Formulation Approaches to Colon Delivery: an Overview

Oral colon delivery systems are currently under investigation as a strategy to enable effective and well-tolerated treatments for large bowel pathologies and possibly enhance the intestinal absorption of peptides and proteins. A variety of approaches have been attempted to design and manufacture advanced formulations for site-controlled release to colon. Such approaches are generally based on the use of polymeric coatings or matrices, which may be susceptible to microbial degradation, pH-dependent dissolution or mechanical disruption when the dosage form is positioned in the colon, or simply delay the onset of release throughout the small bowel. Microbiota-activated formulations have primarily been obtained from naturally-occurring polysaccharides in admixture with insoluble structuring excipients. Alternatively, synthetic azo compounds have been employed. pH-sensitive delivery systems are expected to respond to pH changes in the lower intestine, such as the rise generally observed in the terminal ileum and distal colon or the relatively slight acidification of caecal contents by bacterial fermentation products.
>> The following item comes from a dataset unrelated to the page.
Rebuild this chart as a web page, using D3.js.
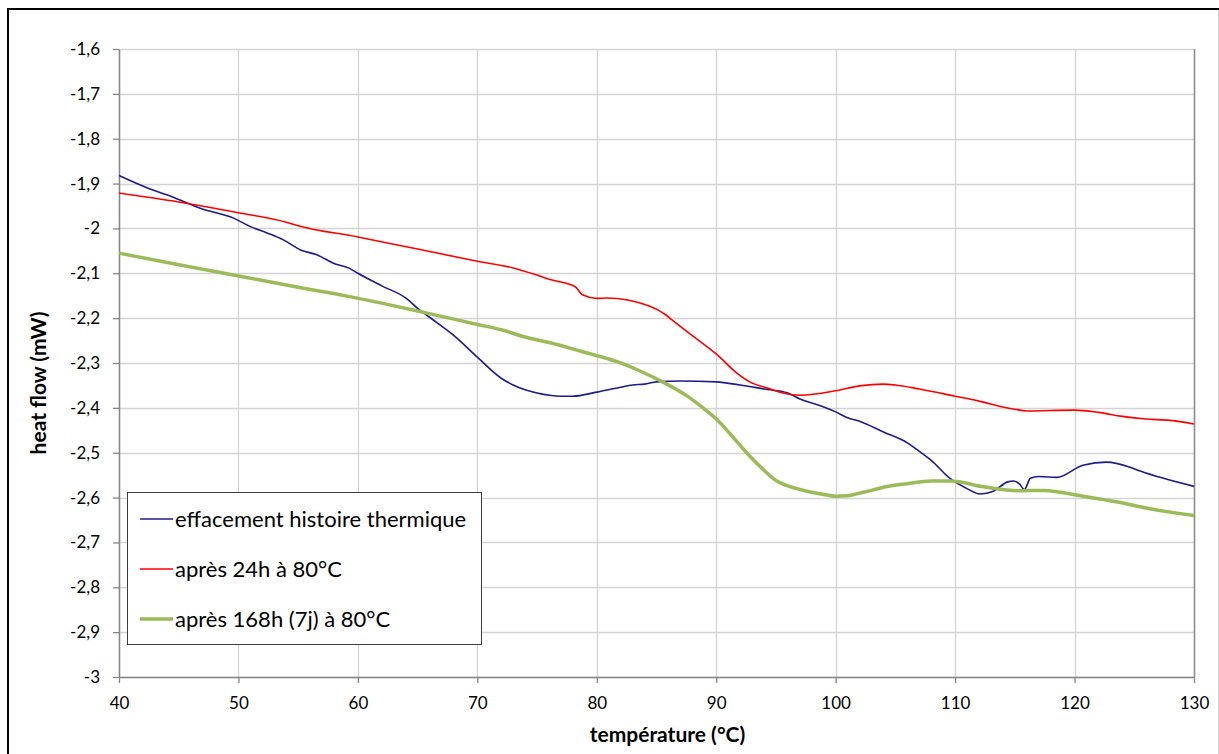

Pressure-dependent devices would break up as a result of an increase in the intraluminal pressure that solid substrates may perceive in the large intestine. Finally, time-dependent dosage forms are intended to undergo programmed erosion, rupture or enhanced permeability phenomena, thus deferring the onset of release regardless of the aforementioned physiological variables. In this presentation, the overall rationales and strategies behind the design of oral colon delivery systems are outlined and discussed.